The Ladies of Llangollen

I wasn’t so sure about Wales. I’ve been there a total of once in my life before this trip, and from what I remember, all things were written in Welsh and then English, but everyone talked with a Northern accent. So you walk around feeling like you’re in the middle of a weird documentary about remembering one of your past lives. Only… in this particular lifetime, you were the village idiot and you can’t pronounce place names so you ask everyone to just meet you near the local Tesco. It’s like you’re in a foreign country where everything seems vaguely familiar.

It’s only “down the road” from Chester, yet driving past the sign welcoming you to Wales is accompanied by a sense of achievement that you got this far and as a reward, great events now await to redefine your life. Still, the voice in my head says I should trust this reassuring feeling as much as I would the statement “We’ll be welcomed as liberators.”  So, when I found out the exotic-sounding Welsh Rarebit is essentially cheese on toast, I have only myself to blame for ignoring the voice in my head as I bite into the delicacy that tasted a lot like disappointment.

welcome to Wales

But, it’s Welsh cheese on toast, see?

I wonder if things felt as peculiarly adventurous to the aristocratic ladies, Lady Eleanor Butler (1739-1829) and the Hon. Sarah Ponsonby (1775-1831), when they arrived in the Welsh town of Llangollen to start their life together after eloping from Ireland, scandalizing their prominent families and 18th century society.

The Ladies of Llangollen, Eleanor Butler and Sarah Ponsonby

The Ladies of Llangollen,
Lady Eleanor Butler and the Hon. Sarah Ponsonby

Eleanor was 39 and Sarah was 23 when they eloped. Their first attempt wasn’t successful, but they eventually managed to escape unwanted advances from guardians, forced marriages and the prospect of a life in a convent.

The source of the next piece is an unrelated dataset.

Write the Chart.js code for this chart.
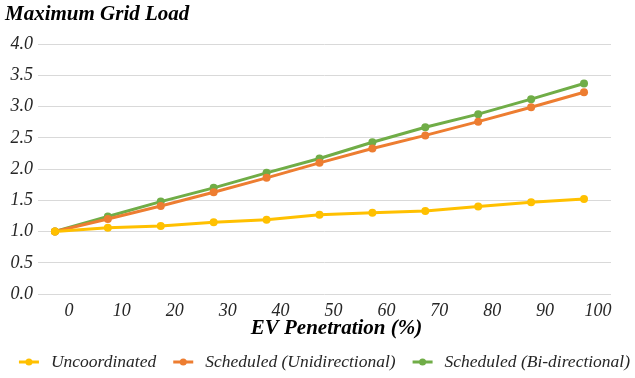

They had to rely on the allowance given to them by family members, but they were free to live their lives as they pleased. And what they pleased was to live in a house in the country, so that’s what they did. If they’d been men, they’d probably have just made the requisite improvements to their new pad and spent their days hunting, but these were ladies, so of course they transformed the cottage up on the hill into an architectural marvel, renamed it Plas Newydd (New Hall) and did some gardening.

Plas Newydd (New Hall)

Plas Newydd


View from Lady Eleanor’s Bower

Then as now, people were fascinated by their lifestyle. History books and contemporary accounts invariably describe their lifestyle as “eccentric,” and speculated on the nature of their relationship. They called each other “My Beloved” and “My Better Half”, habitually wore men’s clothing, had short hair and slept in the same bed. It wasn’t uncommon for people during that time to have “romantic friendships,” so no one can tell with absolute certainty if they had a sexual relationship or not, and this seems to be the main draw for people visiting them.

Quote from the Ladies' Journals posted at the garden's gates.

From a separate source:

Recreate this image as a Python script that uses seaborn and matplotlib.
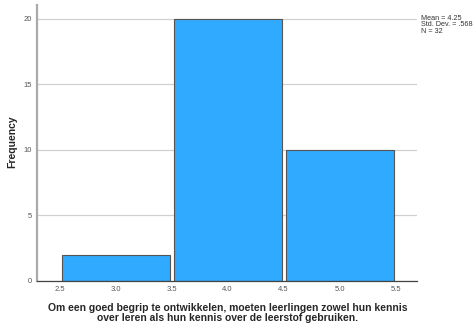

Quote from the Ladies’ Journals posted at the garden’s gates.

They were accepted in the village and were referred to as “the ladies,” but pretty soon they had celebrity status all over Britain. People such as Wordsworth, Byron, Lady Caroline Lamb, Percy Shelley, Sir Walter Scott, the Duke of Wellington, Anna Seward, and even the royal family became friends and visitors. They entertained daily, showing off their house and their devotion to each other. It wasn’t until last week, however, that they would have been able to say they had the great honor of having me there.

The pleasure is yours.

The pleasure is yours, Ladies.

Having servants, fine wines, loads of books and constant house remodelling meant they were often in debt to maintain their lifestyle, which, to me, is a more “eccentric” aspect of their lives than whether or not they had sex with each other. Most of us (even some priests) have sex at some point in our lives, but these ladies had an allowance of £300 a year (more than most people could expect to have during that time) and still they managed to get into debt. It’s a common theme in aristocratic families, and considering these were the people who were expected to reign over the masses, you’d think the least they could do is learn to balance the books.

Sarah and Eleanor spent the rest of their lives together in Plas Newydd. They never did learn to budget during their more than 50 years together. The house is now run by the Denbighshire County Council, and people still go here to learn about them and be inspired because, whether they were in a lesbian relationship or not, it’s clear that these women managed to defy social convention and live their lives in a manner that few others in their lifetime could have imagined possible.